Kategorie Energie - 20. Juli 2022

Europäischer Gas-Notfallplan: EU-Staaten sollen Gasverbrauch um 15 Prozent senken

Im Fall eines Gasnotstands sollen EU-Staaten auch zum Gassparen gezwungen werden können. Freiwillig sollen EU-Länder alles dafür tun, ihren Verbrauch in den kommenden Monaten um 15 Prozent im Vergleich zum Schnitt der vergangenen fünf Jahre zu verringern.

Konkret schlug die Brüsseler Behörde vor, dass verbindliche Reduktionsziele möglich sein sollen, wenn nicht genug gespart wird. Voraussetzung für die Einführung von verpflichtenden Einsparzielen wäre, dass mindestens drei Staaten oder die EU-Kommission wegen einer Unterversorgung mit Gas akute Notsituationen befürchten.

EU-Notfallplan

Einem Entwurf zufolge enthält der geplante Notfallplan Vorschläge, welche Industrien neben den geschützten Haushalten im Ernstfall noch mit Gas versorgt würden. Auch jetzt schon ruft die Brüsseler Behörde zum Energiesparen auf – das Schlagwort heißt: „Solidarität“.
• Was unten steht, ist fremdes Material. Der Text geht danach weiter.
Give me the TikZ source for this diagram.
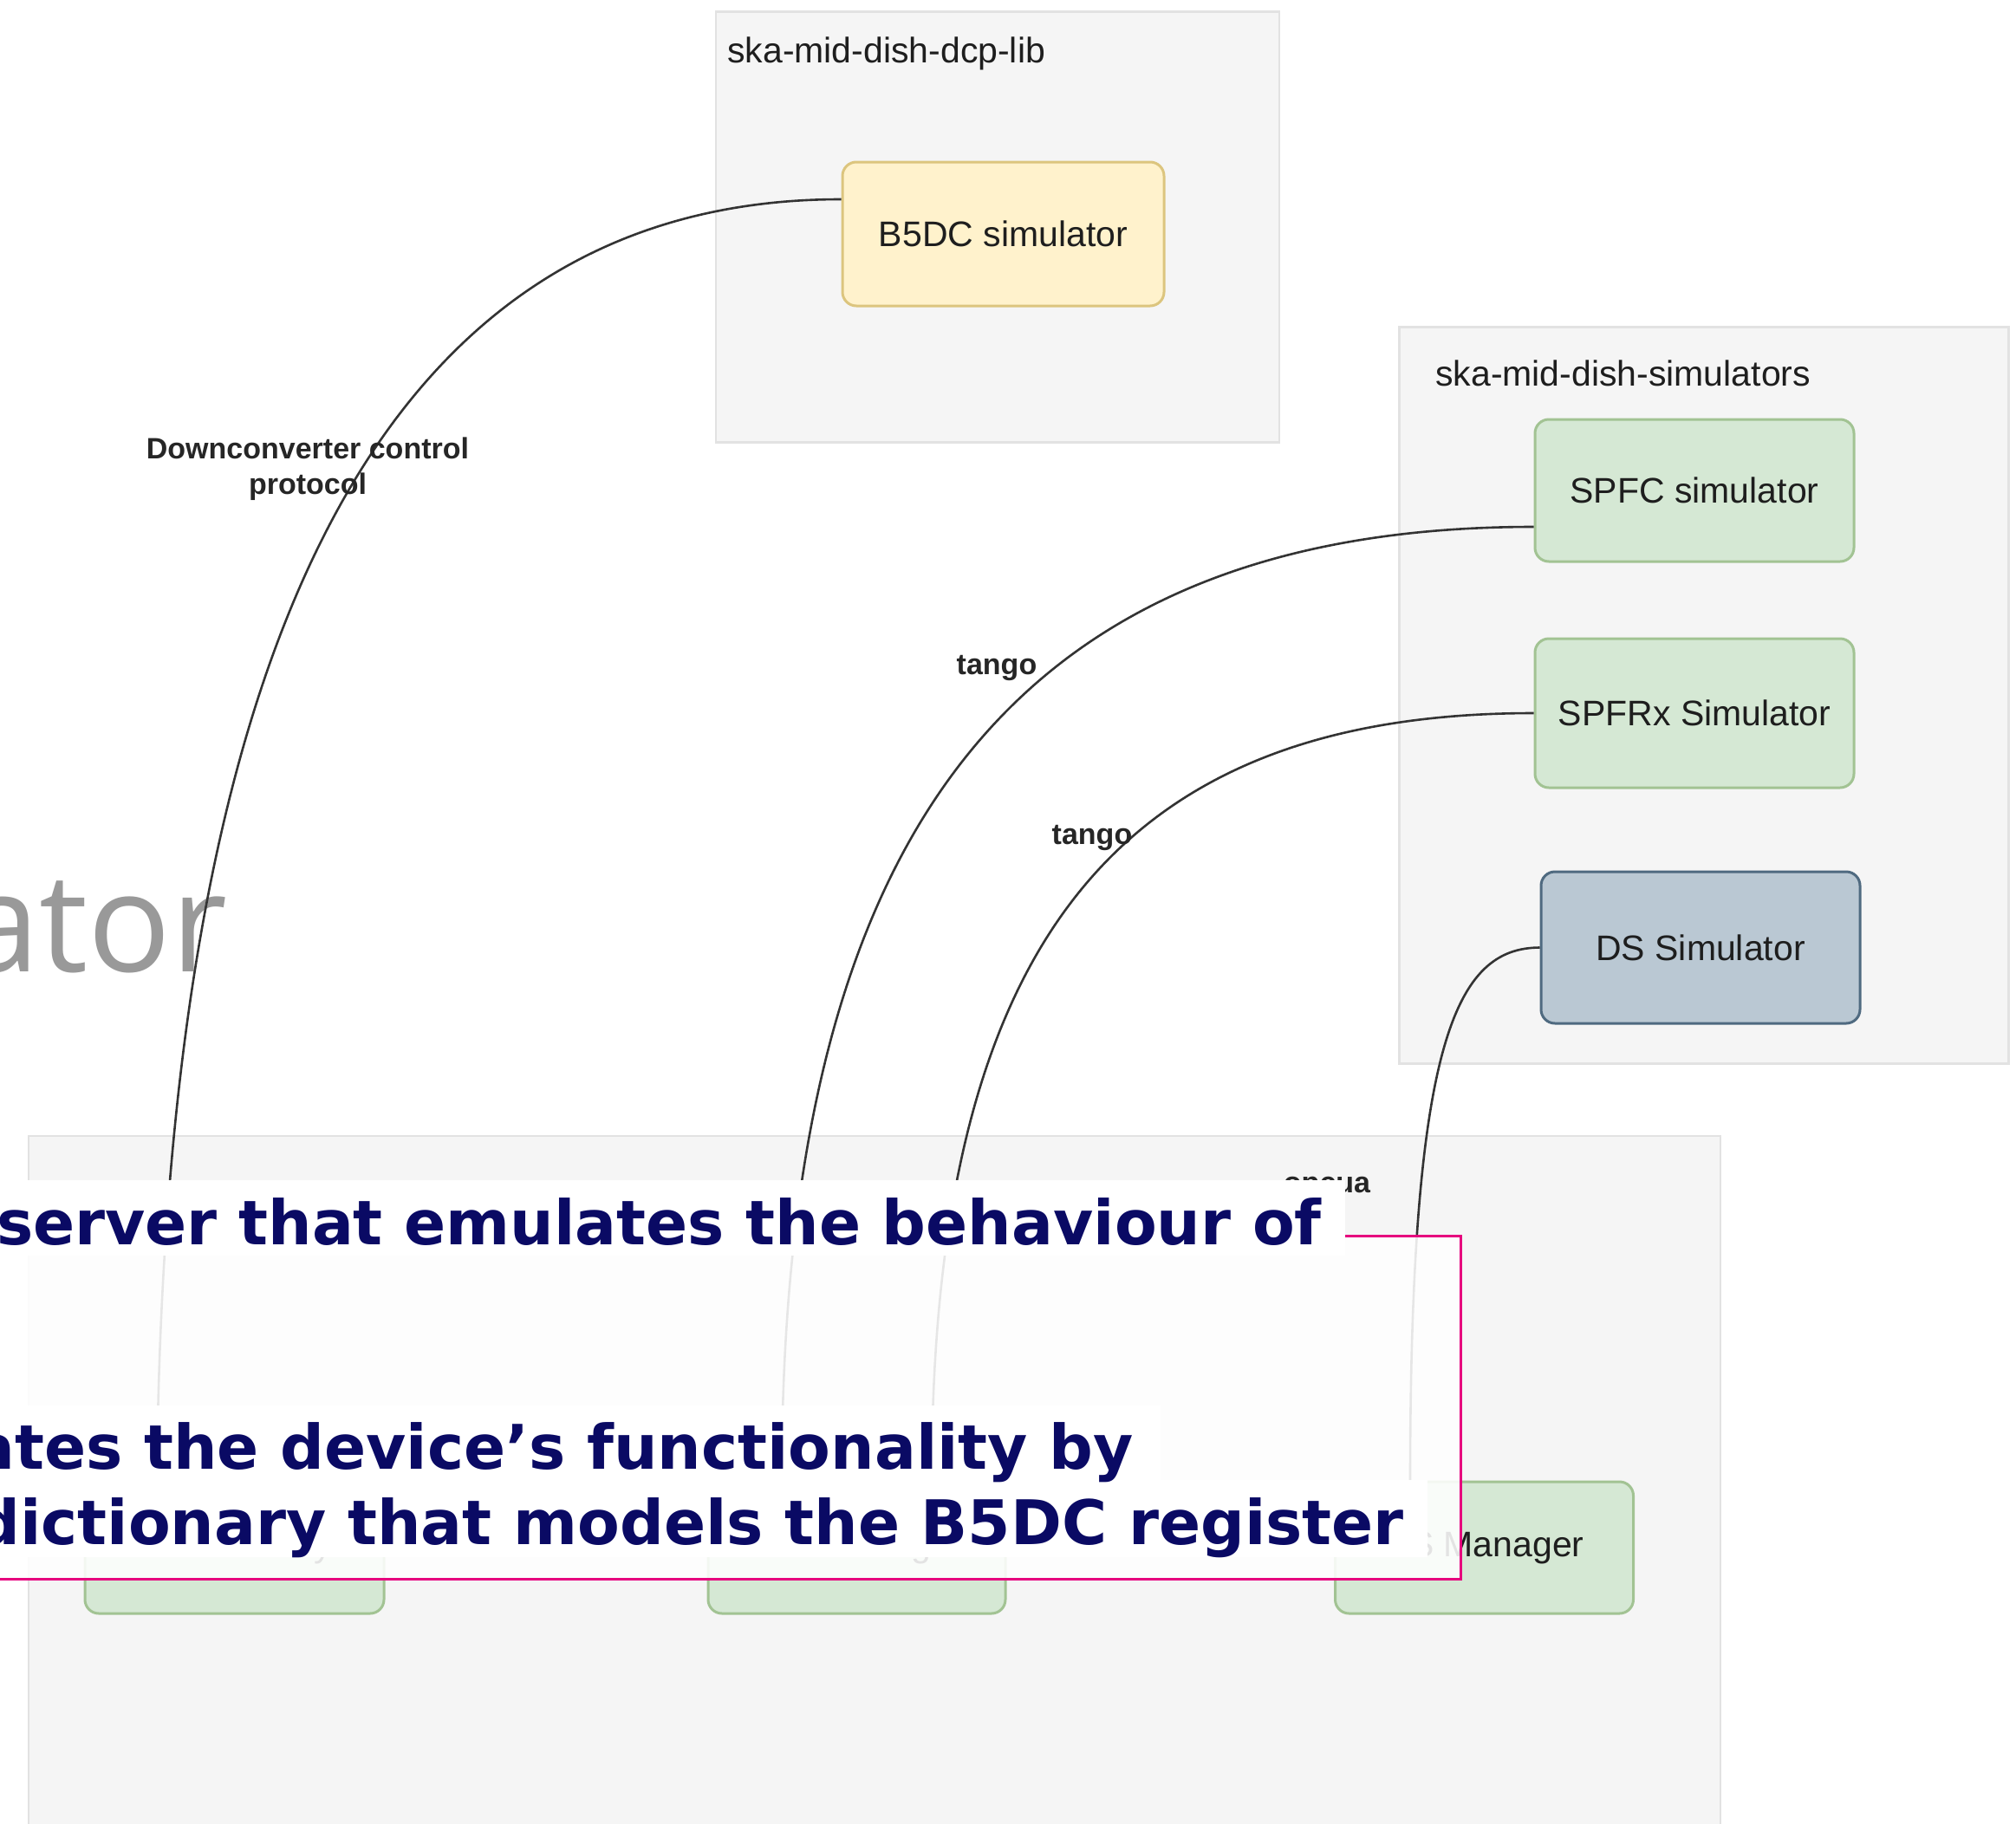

Entwürfe des Plans sehen unter anderem vor, dass öffentliche Gebäude, Büros und kommerzielle Gebäude bis maximal 19 Grad beheizt und mit Klimaanlagen auf nicht weniger als 25 Grad heruntergekühlt werden sollen, sofern das technisch möglich ist. Generell werden Verbraucherinnen und Verbraucher, wie auch andere Konsumenten von Gas zum Sparen aufgerufen.

Generell gibt es für den Fall einer Gasnotlage bereits einheitliche Regeln in der EU, die in der sogenannten SoS-Verordnung verankert sind. Diese regelt etwa, welche Kunden in einem Ernstfall noch mit Gas versorgt werden sollen. Haushalte und essenzielle soziale Dienste werden als geschützte Verbraucher besonders behandelt. Sie genießen eine besondere Stellung und ihnen kann von den Mitgliedsländern Vorrang eingeräumt werden.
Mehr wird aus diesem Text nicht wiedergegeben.